The good news for Ridley is that he was generally speaking the No. 3 receiver in the Atlanta offense in 2018, and with a year of seasoning under him, he’s likely to fully surpass Mohamed Sanu and be the No. 2 for 2019. (They each had 91 targets in 2018, but Sanu ran 830 routes to Ridley’s 644.) That should help him offset the coming slide in touchdown success, and will slot Ridley in as a mid-range WR3, though his upside is capped as long as Julio Jones remains healthy.

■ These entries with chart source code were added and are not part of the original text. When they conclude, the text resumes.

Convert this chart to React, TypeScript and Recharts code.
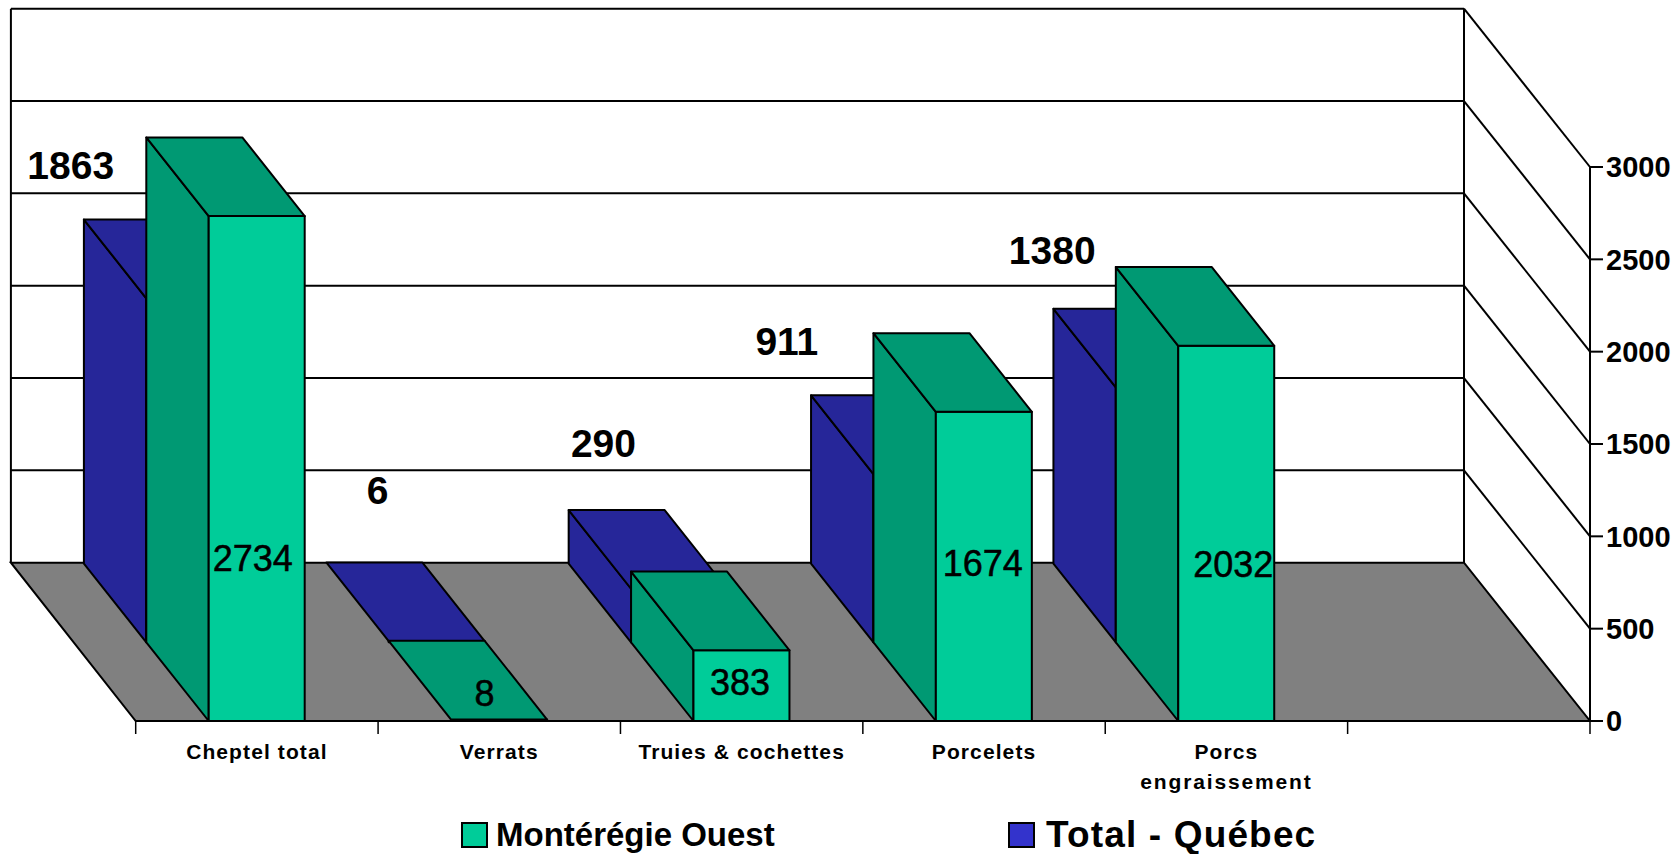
import React from "react";
import { ComposedChart, Bar, XAxis, YAxis, ReferenceArea, LabelList, Legend } from "recharts";

const categories = ["Cheptel total", "Verrats", "Truies & cochettes", "Porcelets", "Porcs\nengraissement", ""];
const quebecValues: (number | null)[] = [1863, 6, 290, 911, 1380, null];
const monteregieValues: (number | null)[] = [2734, 8, 383, 1674, 2032, null];
const yTicks = [0, 500, 1000, 1500, 2000, 2500, 3000];
const QUEBEC_NAME = "Total - Québec";
const MONT_NAME = "Montérégie Ouest";

// label placement relative to each bar (centre x, top y)
const quebecLabelOffsets = [[-186, -211], [-121.5, -229], [-138, -224], [-197, -211], [-174, -216]];
const montLabelOffsets = [[-4, 342], [-14.5, -26], [-1.5, 32], [-1, 152], [7, 219]];

const data = categories.map((c, i) => ({ name: c, quebec: quebecValues[i], mont: monteregieValues[i] }));

const FONT = "'Liberation Sans', Arial, sans-serif";
const DX = 62.4;
const DY = 78.7;
const WALL_DX = 124.8;
const WALL_DY = 158.3;
const WALL_INSET = 1.2;
const W = 1673;
const H = 854;
const BAR = 96;
const LEFT = 135.7;
const RIGHT_EDGE = 1590;
const HALF_BAND = (RIGHT_EDGE - LEFT) / 12;
const SW = 2;

function box(x: number, y: number, w: number, h: number, ox: number, oy: number, front: string, shade: string) {
  const fx = x + ox, fy = y + oy, bx = fx - DX, by = fy - DY;
  const common = { stroke: "#000", strokeWidth: SW, strokeLinejoin: "round" as const };
  return (
    <g>
      {h > 3 && <polygon points={`${bx},${by} ${fx},${fy} ${fx},${fy + h} ${bx},${by + h}`} fill={shade} {...common} />}
      <rect x={fx} y={fy} width={w} height={Math.max(h, 0.5)} fill={front} {...common} />
      <polygon points={`${bx},${by} ${bx + w},${by} ${fx + w},${fy} ${fx},${fy}`} fill={shade} {...common} />
    </g>
  );
}

const QuebecShape = (p: any) =>
  p.value == null || p.height == null ? <g /> : box(p.x, p.y, p.width, p.height, -DX, -DY, "#3333CC", "#262699");
const MontShape = (p: any) =>
  p.value == null || p.height == null ? <g /> : box(p.x, p.y, p.width, p.height, 0, 0, "#00CC99", "#009973");

const makeLabel = (offsets: number[][], size: number, weight: string, outline: number) => (p: any) => {
  const o = offsets[p.index];
  if (!o || p.value == null) return <g />;
  return (
    <text
      x={p.x + p.width / 2 + o[0]}
      y={p.y + o[1]}
      textAnchor="middle"
      dominantBaseline="central"
      fontFamily={FONT}
      fontSize={size}
      fontWeight={weight}
      fill="#000"
      stroke="#000"
      strokeWidth={outline}
    >
      {p.value}
    </text>
  );
};

const FloorShape = (p: any) => {
  const { x, y, width: w, height: h } = p;
  const by = y + h - WALL_DY;
  const bx = x - WALL_DX;
  const bw = w - WALL_INSET;
  return (
    <g>
      <polygon points={`${bx},${by} ${bx + bw},${by} ${x + w},${y + h} ${x},${y + h}`} fill="#808080" stroke="#000" strokeWidth={SW} />
      <line x1={bx} y1={y - WALL_DY} x2={bx} y2={by} stroke="#000" strokeWidth={SW} />
      <line x1={bx + bw} y1={y - WALL_DY} x2={bx + bw} y2={by} stroke="#000" strokeWidth={SW} />
    </g>
  );
};

const GridShape = (p: any) => {
  const { x, y, width: w } = p;
  const bw = w - WALL_INSET;
  return (
    <g stroke="#000" strokeWidth={SW}>
      <line x1={x - WALL_DX} y1={y - WALL_DY} x2={x - WALL_DX + bw} y2={y - WALL_DY} />
      <line x1={x - WALL_DX + bw} y1={y - WALL_DY} x2={x + w} y2={y} />
    </g>
  );
};

const XTick = (p: any) => {
  const { x, y, index, payload } = p;
  const lines = String(payload.value ?? "").split("\n");
  const axisY = y - 8;
  return (
    <g>
      <line x1={x - HALF_BAND} y1={axisY} x2={x - HALF_BAND} y2={axisY + 13} stroke="#000" strokeWidth={1.5} />
      {index === categories.length - 1 && (
        <line x1={x + HALF_BAND} y1={axisY} x2={x + HALF_BAND} y2={axisY + 13} stroke="#000" strokeWidth={1.5} />
      )}
      {lines.map((l, i) => (
        <text
          key={i}
          x={x}
          y={axisY + 38 + i * 30}
          textAnchor="middle"
          fontFamily={FONT}
          fontSize={21}
          fontWeight="bold"
          letterSpacing={i === 1 ? 1.85 : 1.1}
          fill="#000"
        >
          {l}
        </text>
      ))}
    </g>
  );
};

const LegendContent = () => {
  const item = (name: string, color: string, left: number, textLeft: number, size: number, ls: number) => (
    <React.Fragment key={name}>
      <div
        style={{
          position: "absolute",
          left,
          top: 6,
          width: 23,
          height: 22,
          background: color,
          border: "2px solid #000",
        }}
      />
      <div
        style={{
          position: "absolute",
          left: textLeft,
          top: 0,
          lineHeight: "38px",
          fontFamily: FONT,
          fontWeight: "bold",
          fontSize: size,
          letterSpacing: ls,
          whiteSpace: "nowrap",
          color: "#000",
        }}
      >
        {name}
      </div>
    </React.Fragment>
  );
  return (
    <div style={{ position: "relative", width: W, height: 38 }}>
      {item(MONT_NAME, "#00CC99", 461, 496, 33, 0)}
      {item(QUEBEC_NAME, "#3333CC", 1008, 1046, 37, 1.15)}
    </div>
  );
};

export default function App() {
  return (
    <div style={{ position: "absolute", left: 0, top: 0, width: W, height: H, background: "#fff" }}>
      <ComposedChart
        width={W}
        height={H}
        data={data}
        barSize={BAR}
        barGap={-BAR}
        margin={{ top: 167, right: 3, bottom: 55, left: LEFT }}
      >
        <XAxis
          dataKey="name"
          interval={0}
          height={40}
          tickLine={false}
          tick={<XTick />}
          axisLine={{ stroke: "#000", strokeWidth: 2 }}
        />
        <YAxis
          orientation="right"
          type="number"
          domain={[0, 3000]}
          ticks={yTicks}
          interval={0}
          width={80}
          tickSize={13}
          tickMargin={3}
          axisLine={{ stroke: "#000", strokeWidth: 2 }}
          tickLine={{ stroke: "#000", strokeWidth: 2 }}
          tick={{ fontFamily: FONT, fontSize: 29, fontWeight: "bold", fill: "#000" }}
        />
        <ReferenceArea y1={0} y2={3000} shape={<FloorShape />} ifOverflow="visible" />
        {yTicks.slice(1).map((t, i) => (
          <ReferenceArea key={t} y1={yTicks[i]} y2={t} shape={<GridShape />} ifOverflow="visible" />
        ))}
        <Bar dataKey="quebec" name={QUEBEC_NAME} shape={QuebecShape} isAnimationActive={false}>
          <LabelList dataKey="quebec" content={makeLabel(quebecLabelOffsets, 39, "bold", 0)} />
        </Bar>
        <Bar dataKey="mont" name={MONT_NAME} shape={MontShape} isAnimationActive={false}>
          <LabelList dataKey="mont" content={makeLabel(montLabelOffsets, 36, "normal", 0.5)} />
        </Bar>
        <Legend
          verticalAlign="bottom"
          height={38}
          content={<LegendContent />}
          wrapperStyle={{ position: "absolute", left: 0, top: 816, width: W, height: 38, margin: 0 }}
        />
      </ComposedChart>
    </div>
  );
}
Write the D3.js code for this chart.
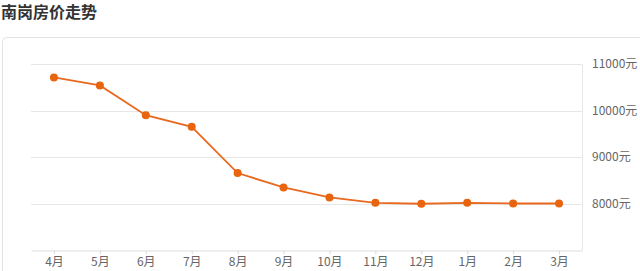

Kenny Stills, WR, Miami Dolphins

6 touchdowns on 60 targets, 10.0%

Stills has played six years in the league and has topped a 10% touchdown rate in three of them — 2018, 2016 (9 touchdowns on 75 targets, 12.0%), and 2013 (5 on 46, 10.9%). Of course, the combined percentage of his other three seasons (12 touchdowns on 240 targets) is 5.0%, so really he just illustrates how difficult to predict touchdown percentage can be.

Between a new coaching staff and the possibility (likelihood?) of a new quarterback in 2019, plus the return from injury of Albert Wilson and Jakeem Grant, so much is changing with Stills’ status this offseason that projecting his draft stock this early might be foolish. But despite his improved scoring rate, Stills fell from WR26 in 2017 to WR56 in 2018, and for now, you’d have to predict him to finish 2019 closer to the latter than the former.

David Moore, WR, Seattle Seahawks

5 touchdowns on 50 targets, 10.0%

Moore is the second Seahawk on this list, which could help explain how Russell Wilson’s touchdown total climbed from 34 to 35 in 2018 despite attempting 126 fewer passes. For Moore, a big chunk of his success came in a three-game stretch in the middle of the season (4 of his 5 touchdowns came in Weeks 5-8, with a bye in there) while Doug Baldwin was still recovering from injury.

Given Moore’s likely unsustainable luck, the Seahawks’ apparent commitment to the run, and the chances Baldwin is healthier in 2019 than he was in 2018, you’d bet on Moore to fall off in the coming season. He’s only draftable as a super-late flyer.